> _Collected data_:
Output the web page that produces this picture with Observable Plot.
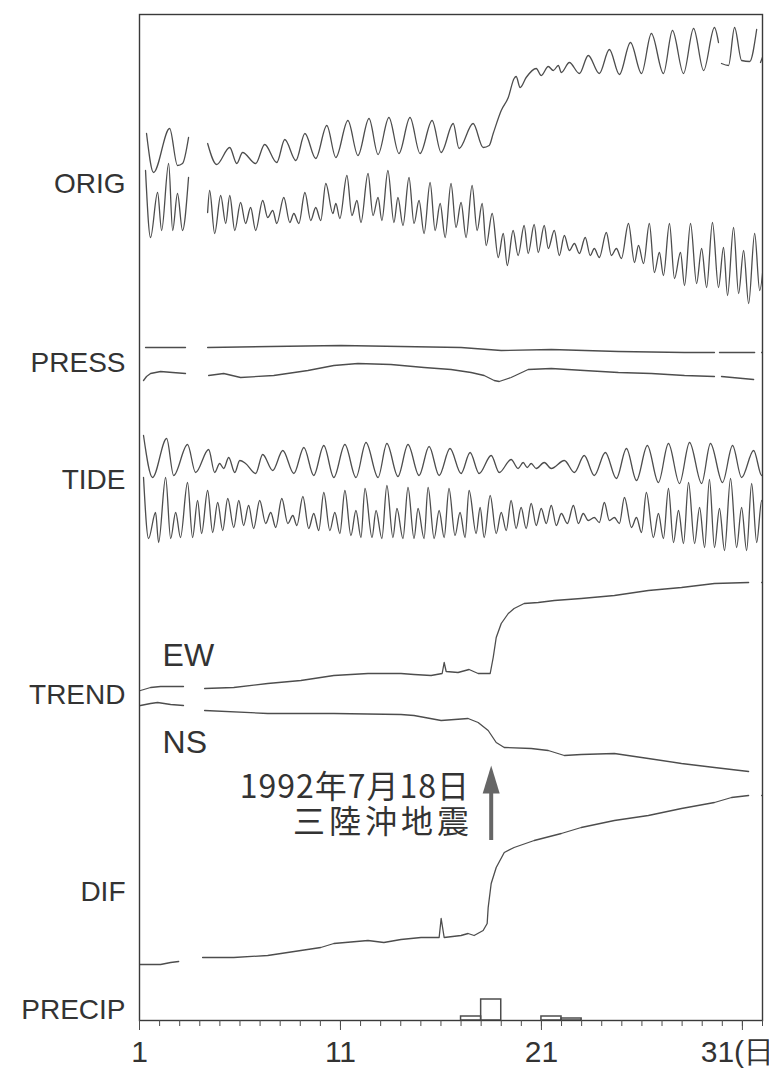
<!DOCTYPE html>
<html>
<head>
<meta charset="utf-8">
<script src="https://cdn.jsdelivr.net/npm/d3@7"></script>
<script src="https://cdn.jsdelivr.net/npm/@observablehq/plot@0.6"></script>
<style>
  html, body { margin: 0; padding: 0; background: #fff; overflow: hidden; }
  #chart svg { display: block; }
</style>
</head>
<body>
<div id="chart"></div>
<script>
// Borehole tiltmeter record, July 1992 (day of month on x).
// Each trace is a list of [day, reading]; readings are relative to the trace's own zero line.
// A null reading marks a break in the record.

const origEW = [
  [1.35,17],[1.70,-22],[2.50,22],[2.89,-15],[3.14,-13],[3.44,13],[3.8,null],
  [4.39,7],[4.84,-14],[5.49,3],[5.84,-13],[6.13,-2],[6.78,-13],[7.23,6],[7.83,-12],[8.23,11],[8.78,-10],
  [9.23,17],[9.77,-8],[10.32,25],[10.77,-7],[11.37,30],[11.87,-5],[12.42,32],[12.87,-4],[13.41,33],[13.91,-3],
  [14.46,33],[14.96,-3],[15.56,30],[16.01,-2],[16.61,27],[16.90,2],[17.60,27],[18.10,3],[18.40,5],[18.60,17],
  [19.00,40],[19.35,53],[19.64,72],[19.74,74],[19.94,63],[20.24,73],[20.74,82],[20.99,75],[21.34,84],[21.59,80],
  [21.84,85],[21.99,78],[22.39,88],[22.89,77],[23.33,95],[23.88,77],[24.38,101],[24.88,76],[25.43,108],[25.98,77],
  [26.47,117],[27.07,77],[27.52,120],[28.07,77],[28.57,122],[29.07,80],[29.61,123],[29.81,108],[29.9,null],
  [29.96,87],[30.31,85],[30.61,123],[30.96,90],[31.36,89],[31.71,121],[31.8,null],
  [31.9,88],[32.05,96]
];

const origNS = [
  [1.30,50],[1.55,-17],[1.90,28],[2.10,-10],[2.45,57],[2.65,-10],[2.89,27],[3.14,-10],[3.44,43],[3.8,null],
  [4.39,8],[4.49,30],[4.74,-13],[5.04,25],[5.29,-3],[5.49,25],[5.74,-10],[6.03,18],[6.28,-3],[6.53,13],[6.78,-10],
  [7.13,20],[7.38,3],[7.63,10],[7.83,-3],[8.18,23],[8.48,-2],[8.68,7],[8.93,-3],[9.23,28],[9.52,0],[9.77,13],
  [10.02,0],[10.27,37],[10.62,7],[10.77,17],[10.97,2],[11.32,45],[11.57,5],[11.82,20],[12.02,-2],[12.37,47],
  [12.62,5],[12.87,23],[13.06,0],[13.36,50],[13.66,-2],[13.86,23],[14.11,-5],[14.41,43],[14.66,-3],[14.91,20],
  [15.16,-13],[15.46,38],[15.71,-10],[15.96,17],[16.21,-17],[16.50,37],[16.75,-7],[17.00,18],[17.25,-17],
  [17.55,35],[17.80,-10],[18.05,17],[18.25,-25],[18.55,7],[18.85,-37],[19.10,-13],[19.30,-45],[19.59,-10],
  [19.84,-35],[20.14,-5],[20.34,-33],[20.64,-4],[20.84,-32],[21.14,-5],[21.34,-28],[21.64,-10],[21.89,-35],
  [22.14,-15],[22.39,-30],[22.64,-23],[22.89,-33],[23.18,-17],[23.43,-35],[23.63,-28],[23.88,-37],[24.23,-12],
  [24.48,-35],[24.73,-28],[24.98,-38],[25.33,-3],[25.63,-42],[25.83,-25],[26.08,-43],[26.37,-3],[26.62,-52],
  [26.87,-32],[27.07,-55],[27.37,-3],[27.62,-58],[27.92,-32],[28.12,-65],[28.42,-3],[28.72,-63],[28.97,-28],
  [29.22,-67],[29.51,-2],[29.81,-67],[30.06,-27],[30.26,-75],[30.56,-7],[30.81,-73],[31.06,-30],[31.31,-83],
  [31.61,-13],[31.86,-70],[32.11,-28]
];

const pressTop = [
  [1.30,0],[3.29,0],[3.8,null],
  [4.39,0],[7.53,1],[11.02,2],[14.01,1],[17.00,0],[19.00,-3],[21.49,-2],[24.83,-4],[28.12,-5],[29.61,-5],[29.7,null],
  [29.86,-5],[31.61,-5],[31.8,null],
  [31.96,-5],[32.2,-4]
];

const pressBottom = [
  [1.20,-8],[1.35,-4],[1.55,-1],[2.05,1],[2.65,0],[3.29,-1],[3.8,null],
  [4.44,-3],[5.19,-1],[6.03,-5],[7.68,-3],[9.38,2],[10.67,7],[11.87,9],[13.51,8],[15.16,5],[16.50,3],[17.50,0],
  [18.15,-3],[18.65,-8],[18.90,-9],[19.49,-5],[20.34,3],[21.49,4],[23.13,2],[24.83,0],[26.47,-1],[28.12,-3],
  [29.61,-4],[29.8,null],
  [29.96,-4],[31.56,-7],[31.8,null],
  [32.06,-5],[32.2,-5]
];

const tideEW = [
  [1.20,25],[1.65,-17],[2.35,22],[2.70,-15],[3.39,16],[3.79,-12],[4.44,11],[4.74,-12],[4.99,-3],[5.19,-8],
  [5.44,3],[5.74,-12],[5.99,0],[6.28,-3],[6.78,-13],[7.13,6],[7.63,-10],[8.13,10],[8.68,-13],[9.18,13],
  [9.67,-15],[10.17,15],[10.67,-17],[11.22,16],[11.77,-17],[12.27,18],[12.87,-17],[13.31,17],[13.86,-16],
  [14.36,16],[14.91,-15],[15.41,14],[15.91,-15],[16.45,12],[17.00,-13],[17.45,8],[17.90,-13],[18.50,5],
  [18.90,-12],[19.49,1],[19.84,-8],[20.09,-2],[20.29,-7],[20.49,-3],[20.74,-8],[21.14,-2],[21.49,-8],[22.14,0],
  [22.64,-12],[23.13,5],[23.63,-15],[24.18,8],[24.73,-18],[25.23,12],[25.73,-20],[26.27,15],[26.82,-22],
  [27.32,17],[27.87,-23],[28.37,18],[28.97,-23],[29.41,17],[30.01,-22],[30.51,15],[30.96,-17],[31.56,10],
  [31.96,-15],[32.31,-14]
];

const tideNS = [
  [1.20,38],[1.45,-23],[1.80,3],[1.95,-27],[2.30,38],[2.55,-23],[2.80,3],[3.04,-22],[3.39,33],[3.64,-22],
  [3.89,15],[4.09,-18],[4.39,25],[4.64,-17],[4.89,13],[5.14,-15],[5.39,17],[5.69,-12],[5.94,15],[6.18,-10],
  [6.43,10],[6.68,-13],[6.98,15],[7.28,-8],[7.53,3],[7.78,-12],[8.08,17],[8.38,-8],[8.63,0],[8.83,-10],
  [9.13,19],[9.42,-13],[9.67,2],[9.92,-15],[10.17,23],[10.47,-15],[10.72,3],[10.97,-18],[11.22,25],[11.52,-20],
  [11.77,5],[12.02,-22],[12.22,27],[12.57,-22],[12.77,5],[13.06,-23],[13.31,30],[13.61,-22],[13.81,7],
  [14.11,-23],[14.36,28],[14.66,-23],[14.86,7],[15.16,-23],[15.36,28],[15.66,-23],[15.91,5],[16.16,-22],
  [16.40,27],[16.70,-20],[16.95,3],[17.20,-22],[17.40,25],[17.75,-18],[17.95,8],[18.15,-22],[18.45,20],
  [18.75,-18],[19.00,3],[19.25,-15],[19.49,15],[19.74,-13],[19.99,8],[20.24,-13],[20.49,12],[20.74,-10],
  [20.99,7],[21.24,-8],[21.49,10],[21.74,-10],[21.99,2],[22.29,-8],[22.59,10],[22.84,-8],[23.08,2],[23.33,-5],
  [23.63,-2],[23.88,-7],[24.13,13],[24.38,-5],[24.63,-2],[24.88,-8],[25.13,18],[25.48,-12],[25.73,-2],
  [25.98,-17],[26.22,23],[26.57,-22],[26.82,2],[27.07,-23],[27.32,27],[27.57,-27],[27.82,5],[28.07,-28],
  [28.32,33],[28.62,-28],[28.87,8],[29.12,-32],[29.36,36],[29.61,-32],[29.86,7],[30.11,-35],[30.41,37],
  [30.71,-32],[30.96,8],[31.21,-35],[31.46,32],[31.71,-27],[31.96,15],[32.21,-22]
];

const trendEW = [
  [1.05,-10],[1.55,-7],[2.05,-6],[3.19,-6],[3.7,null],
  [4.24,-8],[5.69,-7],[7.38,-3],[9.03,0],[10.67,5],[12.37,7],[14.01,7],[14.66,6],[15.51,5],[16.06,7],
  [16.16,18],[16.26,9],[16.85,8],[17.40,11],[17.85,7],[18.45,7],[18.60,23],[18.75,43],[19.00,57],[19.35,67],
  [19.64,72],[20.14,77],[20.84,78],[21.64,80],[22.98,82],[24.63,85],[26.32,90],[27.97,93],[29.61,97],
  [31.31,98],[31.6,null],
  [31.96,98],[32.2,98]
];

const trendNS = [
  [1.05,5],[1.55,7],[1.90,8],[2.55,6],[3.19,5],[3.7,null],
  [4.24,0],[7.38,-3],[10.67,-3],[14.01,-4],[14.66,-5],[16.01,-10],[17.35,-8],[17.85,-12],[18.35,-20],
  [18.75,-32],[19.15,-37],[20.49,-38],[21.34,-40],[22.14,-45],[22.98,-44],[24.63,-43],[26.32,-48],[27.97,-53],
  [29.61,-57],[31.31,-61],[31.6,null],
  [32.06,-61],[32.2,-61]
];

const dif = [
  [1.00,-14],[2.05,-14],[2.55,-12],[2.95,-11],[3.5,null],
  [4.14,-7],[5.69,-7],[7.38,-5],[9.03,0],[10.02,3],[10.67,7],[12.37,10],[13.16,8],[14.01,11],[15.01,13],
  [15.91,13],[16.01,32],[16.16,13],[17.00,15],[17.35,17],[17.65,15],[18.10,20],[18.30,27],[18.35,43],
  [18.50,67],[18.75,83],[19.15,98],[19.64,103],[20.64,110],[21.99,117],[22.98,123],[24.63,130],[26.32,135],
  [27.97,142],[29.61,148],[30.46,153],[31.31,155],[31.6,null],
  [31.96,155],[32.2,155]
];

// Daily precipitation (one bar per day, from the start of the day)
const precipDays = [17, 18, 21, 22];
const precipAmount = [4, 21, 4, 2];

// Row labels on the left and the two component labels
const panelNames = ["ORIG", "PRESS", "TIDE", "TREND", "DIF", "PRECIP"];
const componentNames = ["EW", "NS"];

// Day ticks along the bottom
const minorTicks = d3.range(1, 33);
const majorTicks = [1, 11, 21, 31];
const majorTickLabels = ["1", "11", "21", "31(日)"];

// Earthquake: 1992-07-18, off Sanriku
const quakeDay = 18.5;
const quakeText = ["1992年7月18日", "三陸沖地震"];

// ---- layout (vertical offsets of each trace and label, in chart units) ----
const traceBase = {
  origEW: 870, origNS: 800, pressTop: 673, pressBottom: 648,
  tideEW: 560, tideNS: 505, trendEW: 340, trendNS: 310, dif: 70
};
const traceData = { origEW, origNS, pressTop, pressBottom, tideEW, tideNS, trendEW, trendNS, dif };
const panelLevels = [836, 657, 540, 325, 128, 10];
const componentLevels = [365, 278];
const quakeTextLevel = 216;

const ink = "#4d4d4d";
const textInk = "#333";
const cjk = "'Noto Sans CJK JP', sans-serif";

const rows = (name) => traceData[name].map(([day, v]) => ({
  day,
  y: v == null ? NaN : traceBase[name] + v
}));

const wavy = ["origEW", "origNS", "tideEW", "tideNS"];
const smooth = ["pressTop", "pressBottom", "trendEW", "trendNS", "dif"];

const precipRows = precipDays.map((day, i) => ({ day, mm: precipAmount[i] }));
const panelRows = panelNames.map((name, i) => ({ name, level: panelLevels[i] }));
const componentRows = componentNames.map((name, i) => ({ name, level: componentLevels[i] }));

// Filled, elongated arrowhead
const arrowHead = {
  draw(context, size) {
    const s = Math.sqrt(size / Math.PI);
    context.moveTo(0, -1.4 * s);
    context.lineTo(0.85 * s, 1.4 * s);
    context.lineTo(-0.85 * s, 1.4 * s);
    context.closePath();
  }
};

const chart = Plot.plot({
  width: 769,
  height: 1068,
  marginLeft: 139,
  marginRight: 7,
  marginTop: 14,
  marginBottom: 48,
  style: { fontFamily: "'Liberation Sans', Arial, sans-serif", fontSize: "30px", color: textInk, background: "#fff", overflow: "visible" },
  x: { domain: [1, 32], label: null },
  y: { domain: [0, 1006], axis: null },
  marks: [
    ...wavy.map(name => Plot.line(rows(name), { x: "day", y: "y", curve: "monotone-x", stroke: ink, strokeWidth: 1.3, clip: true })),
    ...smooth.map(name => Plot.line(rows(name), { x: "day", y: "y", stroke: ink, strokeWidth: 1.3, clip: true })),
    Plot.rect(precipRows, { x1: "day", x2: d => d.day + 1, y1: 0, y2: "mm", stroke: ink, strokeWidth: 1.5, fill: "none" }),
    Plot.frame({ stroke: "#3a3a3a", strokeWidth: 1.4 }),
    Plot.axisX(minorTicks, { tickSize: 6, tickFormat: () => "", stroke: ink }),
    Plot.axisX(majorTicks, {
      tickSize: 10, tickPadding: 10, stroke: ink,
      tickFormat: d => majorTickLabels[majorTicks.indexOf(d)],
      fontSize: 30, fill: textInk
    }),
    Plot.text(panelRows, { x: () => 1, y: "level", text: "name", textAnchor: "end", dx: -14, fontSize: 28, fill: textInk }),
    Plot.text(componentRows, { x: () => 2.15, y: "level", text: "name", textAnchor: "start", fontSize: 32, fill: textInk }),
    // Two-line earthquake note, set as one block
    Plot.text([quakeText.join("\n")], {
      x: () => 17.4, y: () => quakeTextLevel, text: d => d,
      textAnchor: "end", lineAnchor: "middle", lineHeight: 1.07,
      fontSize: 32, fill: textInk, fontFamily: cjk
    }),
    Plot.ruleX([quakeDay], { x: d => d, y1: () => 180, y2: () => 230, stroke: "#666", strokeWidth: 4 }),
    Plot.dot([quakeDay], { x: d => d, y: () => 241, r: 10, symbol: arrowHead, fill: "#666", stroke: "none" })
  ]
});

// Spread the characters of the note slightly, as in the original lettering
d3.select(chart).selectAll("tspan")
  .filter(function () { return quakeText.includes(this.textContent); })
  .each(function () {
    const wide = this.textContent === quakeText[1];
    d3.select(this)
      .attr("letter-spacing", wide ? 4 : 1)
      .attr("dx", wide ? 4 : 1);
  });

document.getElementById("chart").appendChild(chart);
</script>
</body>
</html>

> _Exercise details_: Reproduce the material above exactly, first line through the line that contains "in the record.", minus the pictures.

> _Exercise output_:
Output the web page that produces this picture with Observable Plot.
<!DOCTYPE html>
<html>
<head>
<meta charset="utf-8">
<script src="https://cdn.jsdelivr.net/npm/d3@7"></script>
<script src="https://cdn.jsdelivr.net/npm/@observablehq/plot@0.6"></script>
<style>
  html, body { margin: 0; padding: 0; background: #fff; overflow: hidden; }
  #chart svg { display: block; }
</style>
</head>
<body>
<div id="chart"></div>
<script>
// Borehole tiltmeter record, July 1992 (day of month on x).
// Each trace is a list of [day, reading]; readings are relative to the trace's own zero line.
// A null reading marks a break in the record.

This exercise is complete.